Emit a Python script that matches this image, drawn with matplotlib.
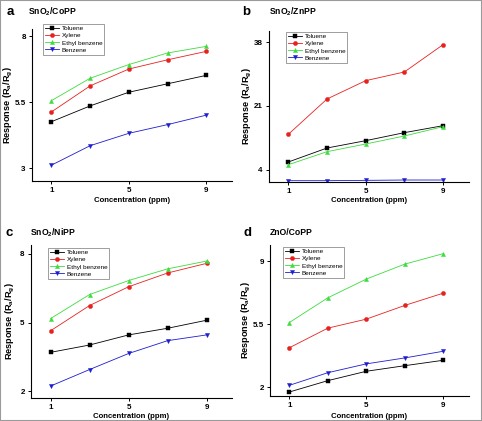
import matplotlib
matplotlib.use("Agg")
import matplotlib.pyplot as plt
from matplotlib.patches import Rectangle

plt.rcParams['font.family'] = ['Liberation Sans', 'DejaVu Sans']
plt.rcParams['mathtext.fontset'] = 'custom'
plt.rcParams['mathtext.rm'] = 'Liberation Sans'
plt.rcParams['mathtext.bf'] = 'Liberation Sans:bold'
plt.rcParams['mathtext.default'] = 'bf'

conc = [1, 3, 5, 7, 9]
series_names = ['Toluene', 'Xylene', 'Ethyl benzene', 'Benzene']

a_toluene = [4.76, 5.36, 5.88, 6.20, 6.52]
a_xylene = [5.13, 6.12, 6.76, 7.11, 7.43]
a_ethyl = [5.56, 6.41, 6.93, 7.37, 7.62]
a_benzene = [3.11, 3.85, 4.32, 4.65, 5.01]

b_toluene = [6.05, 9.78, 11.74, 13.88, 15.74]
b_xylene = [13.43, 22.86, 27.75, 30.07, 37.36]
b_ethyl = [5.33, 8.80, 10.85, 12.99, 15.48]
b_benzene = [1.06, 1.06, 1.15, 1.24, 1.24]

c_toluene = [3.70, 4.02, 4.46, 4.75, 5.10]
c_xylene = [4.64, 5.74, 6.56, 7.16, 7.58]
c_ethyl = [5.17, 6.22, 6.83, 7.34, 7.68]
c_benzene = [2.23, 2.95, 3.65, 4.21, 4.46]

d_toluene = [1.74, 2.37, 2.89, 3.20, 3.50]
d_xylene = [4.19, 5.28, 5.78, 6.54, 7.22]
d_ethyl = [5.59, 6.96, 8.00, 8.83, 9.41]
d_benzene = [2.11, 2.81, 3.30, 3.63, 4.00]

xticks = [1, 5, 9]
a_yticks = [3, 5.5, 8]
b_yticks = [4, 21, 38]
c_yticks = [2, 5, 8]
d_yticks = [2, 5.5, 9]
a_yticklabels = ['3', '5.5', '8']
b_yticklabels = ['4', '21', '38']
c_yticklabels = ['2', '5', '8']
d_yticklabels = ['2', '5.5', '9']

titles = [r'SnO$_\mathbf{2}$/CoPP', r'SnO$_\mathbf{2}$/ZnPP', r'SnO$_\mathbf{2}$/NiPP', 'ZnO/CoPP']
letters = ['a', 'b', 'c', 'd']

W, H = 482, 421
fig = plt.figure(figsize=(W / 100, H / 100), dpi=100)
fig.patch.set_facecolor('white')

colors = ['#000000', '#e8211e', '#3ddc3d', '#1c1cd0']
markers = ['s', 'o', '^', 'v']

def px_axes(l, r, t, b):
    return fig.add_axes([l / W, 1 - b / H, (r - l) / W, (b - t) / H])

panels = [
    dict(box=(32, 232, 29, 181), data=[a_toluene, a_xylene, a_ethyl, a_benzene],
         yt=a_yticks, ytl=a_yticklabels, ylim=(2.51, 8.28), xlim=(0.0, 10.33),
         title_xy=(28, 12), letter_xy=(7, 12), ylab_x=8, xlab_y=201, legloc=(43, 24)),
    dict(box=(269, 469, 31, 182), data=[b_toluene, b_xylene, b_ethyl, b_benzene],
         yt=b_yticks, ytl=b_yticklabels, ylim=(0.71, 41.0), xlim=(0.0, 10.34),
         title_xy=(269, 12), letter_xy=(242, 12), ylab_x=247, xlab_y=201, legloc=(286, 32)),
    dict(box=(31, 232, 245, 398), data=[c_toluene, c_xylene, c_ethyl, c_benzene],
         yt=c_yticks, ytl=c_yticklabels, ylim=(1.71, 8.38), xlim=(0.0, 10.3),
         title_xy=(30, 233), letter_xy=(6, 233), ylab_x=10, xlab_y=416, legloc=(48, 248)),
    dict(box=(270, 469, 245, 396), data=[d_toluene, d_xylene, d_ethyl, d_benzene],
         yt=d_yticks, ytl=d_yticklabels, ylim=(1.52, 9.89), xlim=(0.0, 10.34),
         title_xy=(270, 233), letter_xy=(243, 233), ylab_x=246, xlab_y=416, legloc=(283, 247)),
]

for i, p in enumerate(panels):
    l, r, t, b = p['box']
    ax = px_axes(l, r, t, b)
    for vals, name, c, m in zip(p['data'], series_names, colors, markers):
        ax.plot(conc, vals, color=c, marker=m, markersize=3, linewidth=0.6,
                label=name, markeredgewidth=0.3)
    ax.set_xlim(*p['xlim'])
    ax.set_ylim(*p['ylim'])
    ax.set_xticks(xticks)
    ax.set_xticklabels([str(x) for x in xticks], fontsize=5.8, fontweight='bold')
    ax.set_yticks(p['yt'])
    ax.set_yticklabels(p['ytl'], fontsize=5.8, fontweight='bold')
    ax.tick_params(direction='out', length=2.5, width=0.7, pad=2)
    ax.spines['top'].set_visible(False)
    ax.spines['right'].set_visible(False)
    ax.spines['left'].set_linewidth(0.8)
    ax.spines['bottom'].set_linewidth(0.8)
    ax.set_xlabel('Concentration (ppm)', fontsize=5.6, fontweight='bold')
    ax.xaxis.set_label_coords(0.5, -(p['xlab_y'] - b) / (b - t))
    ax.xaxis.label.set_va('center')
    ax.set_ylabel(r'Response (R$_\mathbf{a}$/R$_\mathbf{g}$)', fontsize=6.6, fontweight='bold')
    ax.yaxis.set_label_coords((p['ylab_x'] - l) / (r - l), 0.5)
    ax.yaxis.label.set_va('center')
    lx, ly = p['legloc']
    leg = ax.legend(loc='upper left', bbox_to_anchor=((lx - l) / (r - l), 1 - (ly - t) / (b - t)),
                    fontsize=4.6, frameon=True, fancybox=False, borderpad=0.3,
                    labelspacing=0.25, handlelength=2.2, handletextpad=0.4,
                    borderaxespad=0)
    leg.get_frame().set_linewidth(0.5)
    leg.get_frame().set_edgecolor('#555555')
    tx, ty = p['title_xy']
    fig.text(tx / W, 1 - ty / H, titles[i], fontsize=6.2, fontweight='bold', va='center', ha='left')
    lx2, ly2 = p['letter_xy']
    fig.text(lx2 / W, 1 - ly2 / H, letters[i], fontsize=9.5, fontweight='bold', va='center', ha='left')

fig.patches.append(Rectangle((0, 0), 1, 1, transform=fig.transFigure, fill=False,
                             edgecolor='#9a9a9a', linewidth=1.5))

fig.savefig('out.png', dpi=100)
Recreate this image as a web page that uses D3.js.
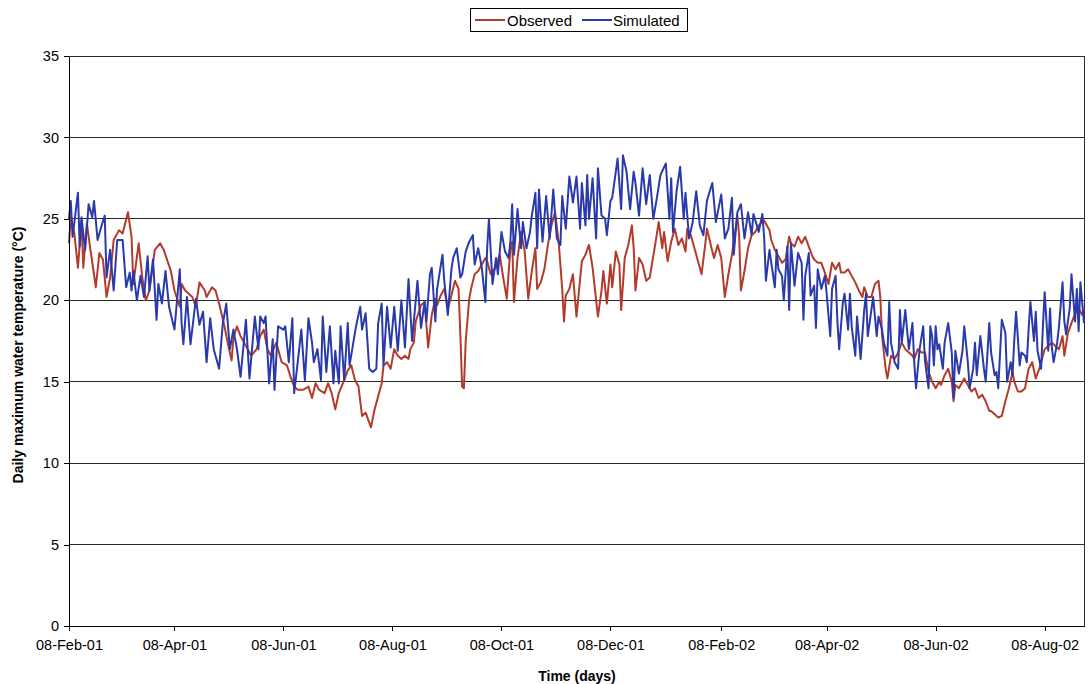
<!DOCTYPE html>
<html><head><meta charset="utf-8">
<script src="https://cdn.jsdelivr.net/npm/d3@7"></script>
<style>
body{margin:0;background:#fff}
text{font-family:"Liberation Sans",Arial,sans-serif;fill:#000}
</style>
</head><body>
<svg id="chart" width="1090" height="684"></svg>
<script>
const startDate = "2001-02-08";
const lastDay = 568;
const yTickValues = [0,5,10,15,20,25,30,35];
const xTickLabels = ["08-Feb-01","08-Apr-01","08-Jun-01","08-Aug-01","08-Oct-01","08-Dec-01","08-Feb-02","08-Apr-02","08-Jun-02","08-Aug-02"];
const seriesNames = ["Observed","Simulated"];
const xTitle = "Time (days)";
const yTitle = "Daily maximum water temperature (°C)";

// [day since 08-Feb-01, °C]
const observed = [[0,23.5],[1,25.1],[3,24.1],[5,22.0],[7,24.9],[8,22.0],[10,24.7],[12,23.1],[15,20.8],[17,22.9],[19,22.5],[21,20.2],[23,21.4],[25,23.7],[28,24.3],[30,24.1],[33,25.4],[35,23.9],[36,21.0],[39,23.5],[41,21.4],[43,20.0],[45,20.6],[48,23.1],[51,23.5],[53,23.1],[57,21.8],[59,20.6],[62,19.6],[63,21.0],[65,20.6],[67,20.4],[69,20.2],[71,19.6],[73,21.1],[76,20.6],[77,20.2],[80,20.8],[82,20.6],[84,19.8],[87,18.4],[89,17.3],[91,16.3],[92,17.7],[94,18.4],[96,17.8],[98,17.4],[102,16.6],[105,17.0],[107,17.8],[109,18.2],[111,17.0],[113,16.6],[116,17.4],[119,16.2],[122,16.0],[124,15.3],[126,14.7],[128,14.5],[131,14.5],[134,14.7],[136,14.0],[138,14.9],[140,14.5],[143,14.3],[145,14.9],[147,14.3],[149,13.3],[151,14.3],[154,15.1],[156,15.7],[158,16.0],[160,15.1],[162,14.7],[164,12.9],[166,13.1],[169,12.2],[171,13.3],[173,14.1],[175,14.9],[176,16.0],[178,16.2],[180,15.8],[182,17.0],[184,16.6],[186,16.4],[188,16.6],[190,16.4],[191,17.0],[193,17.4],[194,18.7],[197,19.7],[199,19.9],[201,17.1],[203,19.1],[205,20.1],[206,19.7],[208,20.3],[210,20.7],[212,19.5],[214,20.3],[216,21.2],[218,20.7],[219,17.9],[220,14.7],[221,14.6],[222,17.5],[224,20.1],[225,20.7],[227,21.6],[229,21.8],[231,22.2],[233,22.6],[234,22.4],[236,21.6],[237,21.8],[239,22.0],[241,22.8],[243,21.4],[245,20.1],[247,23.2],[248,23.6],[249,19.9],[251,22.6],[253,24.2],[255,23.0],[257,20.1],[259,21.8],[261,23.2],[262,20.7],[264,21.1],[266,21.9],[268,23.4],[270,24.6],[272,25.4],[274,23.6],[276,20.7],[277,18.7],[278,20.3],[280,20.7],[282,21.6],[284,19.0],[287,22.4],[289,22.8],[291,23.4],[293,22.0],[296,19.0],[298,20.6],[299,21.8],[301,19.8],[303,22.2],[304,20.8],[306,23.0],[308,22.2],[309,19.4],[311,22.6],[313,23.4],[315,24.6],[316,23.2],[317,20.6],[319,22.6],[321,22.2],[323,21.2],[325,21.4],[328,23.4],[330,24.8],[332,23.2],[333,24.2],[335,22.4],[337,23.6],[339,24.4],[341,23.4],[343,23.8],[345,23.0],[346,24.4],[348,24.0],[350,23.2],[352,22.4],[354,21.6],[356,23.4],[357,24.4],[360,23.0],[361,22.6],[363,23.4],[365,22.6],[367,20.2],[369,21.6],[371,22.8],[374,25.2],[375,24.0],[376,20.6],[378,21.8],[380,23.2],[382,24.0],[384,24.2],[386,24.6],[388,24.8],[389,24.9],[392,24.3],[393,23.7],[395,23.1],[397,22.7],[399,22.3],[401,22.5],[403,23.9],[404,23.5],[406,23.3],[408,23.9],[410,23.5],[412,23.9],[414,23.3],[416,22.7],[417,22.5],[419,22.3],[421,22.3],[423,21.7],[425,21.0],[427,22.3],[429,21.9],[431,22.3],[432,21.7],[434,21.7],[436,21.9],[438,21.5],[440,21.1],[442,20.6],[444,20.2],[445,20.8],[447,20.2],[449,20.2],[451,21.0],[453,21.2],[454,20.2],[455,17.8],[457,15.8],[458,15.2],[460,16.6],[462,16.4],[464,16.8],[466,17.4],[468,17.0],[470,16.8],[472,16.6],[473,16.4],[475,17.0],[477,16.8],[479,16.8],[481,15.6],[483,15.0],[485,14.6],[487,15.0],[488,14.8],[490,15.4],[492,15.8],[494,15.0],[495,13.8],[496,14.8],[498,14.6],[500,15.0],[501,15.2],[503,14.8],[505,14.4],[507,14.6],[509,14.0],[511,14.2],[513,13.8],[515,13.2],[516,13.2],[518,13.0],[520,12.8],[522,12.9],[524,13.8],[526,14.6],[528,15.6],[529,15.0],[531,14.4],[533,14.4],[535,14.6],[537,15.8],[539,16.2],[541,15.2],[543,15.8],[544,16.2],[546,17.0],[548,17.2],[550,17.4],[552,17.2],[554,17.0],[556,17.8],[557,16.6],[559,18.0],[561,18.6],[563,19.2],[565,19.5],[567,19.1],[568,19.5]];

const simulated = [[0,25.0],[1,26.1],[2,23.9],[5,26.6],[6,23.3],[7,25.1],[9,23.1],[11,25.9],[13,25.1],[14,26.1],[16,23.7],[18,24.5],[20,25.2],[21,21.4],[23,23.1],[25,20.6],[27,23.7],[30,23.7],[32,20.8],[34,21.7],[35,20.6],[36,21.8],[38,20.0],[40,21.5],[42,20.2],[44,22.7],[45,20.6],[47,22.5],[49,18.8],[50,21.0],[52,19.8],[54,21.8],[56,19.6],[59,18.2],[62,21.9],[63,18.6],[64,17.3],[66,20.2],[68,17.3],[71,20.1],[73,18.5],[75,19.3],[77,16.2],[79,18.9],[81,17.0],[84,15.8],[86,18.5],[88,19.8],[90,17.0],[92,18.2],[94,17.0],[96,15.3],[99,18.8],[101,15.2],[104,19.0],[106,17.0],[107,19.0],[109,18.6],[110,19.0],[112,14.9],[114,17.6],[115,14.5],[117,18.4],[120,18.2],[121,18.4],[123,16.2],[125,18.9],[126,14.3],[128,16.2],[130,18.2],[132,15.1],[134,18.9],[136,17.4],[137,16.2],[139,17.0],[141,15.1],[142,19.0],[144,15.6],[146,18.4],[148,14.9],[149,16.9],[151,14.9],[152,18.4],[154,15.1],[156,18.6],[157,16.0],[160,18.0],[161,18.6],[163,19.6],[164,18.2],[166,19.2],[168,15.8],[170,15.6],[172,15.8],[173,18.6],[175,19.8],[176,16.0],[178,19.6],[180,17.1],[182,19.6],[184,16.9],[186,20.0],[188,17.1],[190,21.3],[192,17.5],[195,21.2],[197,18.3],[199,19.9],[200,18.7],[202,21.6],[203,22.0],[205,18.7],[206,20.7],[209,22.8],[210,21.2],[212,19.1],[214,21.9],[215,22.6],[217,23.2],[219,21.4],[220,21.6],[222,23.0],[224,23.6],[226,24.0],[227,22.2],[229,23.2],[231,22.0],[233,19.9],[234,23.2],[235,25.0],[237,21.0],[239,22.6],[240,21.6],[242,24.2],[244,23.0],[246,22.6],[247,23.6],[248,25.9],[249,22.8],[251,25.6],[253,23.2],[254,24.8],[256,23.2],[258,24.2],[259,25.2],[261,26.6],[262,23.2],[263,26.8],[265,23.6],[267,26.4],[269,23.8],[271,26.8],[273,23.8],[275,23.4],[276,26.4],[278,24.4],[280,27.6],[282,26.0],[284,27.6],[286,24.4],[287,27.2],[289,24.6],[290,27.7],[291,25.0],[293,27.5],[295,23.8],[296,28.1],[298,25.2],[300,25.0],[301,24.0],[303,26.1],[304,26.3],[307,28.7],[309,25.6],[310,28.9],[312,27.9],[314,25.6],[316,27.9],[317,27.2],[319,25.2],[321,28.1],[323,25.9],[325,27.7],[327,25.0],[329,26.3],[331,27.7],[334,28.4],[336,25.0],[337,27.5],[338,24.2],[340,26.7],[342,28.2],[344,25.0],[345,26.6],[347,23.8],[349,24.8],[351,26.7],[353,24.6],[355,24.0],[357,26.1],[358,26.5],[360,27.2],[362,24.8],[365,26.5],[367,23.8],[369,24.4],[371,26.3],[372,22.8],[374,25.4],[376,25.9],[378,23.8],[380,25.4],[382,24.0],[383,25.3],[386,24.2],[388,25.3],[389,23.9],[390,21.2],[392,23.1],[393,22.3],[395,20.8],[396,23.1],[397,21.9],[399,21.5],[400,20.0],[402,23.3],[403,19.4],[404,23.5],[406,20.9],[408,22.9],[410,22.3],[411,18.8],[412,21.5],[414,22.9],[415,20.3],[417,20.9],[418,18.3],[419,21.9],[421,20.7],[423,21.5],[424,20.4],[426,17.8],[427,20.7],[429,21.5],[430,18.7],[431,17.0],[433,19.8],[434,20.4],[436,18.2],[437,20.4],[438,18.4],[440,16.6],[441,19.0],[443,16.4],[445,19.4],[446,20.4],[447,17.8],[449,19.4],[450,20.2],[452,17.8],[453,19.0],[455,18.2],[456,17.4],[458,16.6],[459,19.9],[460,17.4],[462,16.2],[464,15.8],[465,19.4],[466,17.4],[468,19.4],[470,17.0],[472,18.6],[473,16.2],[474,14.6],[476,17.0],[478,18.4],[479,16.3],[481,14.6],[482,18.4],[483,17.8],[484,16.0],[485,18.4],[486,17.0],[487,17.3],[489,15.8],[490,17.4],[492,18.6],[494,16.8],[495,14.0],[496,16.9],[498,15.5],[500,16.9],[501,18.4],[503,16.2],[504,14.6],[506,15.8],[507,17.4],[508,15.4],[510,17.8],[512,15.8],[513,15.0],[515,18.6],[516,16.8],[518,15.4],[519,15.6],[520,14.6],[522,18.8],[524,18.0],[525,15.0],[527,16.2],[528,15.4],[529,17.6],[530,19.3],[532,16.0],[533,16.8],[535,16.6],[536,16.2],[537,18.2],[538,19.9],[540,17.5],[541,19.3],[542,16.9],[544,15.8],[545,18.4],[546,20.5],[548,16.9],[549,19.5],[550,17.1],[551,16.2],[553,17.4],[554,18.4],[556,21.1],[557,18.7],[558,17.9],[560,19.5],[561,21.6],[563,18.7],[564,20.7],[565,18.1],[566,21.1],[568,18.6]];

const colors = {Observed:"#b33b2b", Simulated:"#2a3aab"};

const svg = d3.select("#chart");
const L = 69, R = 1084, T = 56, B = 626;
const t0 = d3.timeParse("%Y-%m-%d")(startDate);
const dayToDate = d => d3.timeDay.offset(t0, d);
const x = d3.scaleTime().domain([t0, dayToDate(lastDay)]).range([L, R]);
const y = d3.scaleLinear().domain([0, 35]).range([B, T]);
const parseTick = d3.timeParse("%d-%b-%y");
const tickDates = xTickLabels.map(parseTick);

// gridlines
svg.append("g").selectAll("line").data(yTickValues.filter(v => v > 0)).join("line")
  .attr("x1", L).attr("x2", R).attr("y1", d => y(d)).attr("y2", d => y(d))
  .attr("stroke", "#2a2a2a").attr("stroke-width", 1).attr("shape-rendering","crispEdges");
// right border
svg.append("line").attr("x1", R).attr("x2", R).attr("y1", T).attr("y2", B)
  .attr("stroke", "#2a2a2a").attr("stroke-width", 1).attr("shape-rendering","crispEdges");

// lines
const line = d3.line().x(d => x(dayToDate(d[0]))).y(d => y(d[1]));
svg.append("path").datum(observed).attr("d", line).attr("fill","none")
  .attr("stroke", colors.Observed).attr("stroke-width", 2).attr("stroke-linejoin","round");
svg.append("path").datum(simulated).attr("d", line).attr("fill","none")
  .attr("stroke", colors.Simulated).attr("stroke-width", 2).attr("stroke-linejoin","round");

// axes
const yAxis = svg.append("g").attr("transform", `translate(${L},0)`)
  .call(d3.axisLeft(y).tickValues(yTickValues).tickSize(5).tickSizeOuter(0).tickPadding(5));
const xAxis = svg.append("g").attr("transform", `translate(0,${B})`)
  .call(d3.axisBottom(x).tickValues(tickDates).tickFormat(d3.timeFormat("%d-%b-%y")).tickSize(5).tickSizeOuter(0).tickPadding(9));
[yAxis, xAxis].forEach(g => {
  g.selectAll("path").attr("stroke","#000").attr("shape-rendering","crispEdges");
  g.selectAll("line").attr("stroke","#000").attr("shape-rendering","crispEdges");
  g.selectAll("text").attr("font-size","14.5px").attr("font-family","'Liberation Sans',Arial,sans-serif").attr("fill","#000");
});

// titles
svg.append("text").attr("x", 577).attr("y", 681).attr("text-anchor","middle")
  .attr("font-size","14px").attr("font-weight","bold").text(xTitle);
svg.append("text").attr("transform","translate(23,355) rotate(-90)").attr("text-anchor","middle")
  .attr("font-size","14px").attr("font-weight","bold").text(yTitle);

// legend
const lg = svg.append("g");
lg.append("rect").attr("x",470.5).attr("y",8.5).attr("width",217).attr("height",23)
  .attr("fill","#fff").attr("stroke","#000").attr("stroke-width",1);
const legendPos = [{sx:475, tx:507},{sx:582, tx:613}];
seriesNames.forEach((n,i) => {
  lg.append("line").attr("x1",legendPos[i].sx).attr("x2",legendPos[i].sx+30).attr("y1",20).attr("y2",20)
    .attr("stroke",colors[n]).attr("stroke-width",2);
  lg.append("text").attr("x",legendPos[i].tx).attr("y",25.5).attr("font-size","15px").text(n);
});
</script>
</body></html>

----

_Challenge_
Only lines belong in the copy: transcribe those from the start of the data through the line that contains "from matplotlib.patches import Rectangle", and skip the pictures.

_Task solution_
Emit a Python script that matches this image, drawn with matplotlib.
import matplotlib
matplotlib.use("Agg")
import matplotlib.pyplot as plt
from matplotlib.patches import Rectangle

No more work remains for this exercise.